First off, this was a really quick read. Coupland's style is easy to read. There aren't chapters per se, but the book is punctuated in chapter-ettes and the whole thing is divided into 2 sections. I really liked the first section, the second section left me feeling a bit "WTF."

I can see why so many people dislike the narrarator, Liz. She's a fairly unlikeable character but it's her belief in her inherant unlikeableness that makes the fact that she *is* so "blah" less distasteful. The book sets Liz up as a stereotypical spinster -- middle aged, unattractive, unfriended, alone, depressing apartment, zero love life (ever) -- she's completely uninterested in having A Life.

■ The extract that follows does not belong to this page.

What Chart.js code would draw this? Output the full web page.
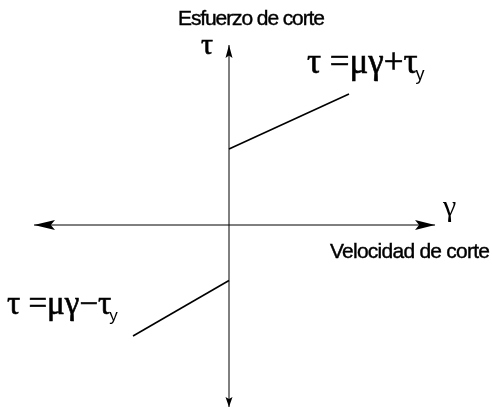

Her son (who she had when she was a teen and gave up) comes into her life and breathes color into her life. It's a pretty straightforward story, but enjoyable. I honestly enjoyed the relationship between Liz and Jeremy; it was warm and funny and touching -- everything that Liz believed she was incapable of (or at least believed was out of her reach).

Coupland always throws some weird twists and back stories into his books, so I expected some of that. However, the second half of the book completely jumps the shark. The meteor-turned-radioactive space junk didn't kill the book for me. I was still hanging in there during the whole "why am I in this foreign jail?" scenario. It wasn't even the "meeting the father" scene that takes place halfway around the world that killed it. It's the fact that, after she's spent the entire book telling us how unlikeable she is (outside of her son), she instantly falls into mutual love with the father of her child -- whom she didn't even remember at the beginning. And it's not just that they fall in love, but that he's a super-handsome dentist who just never happened to have a relationship because he was suffering from a debilitating metal disorder until a month before they met. W.T.F.  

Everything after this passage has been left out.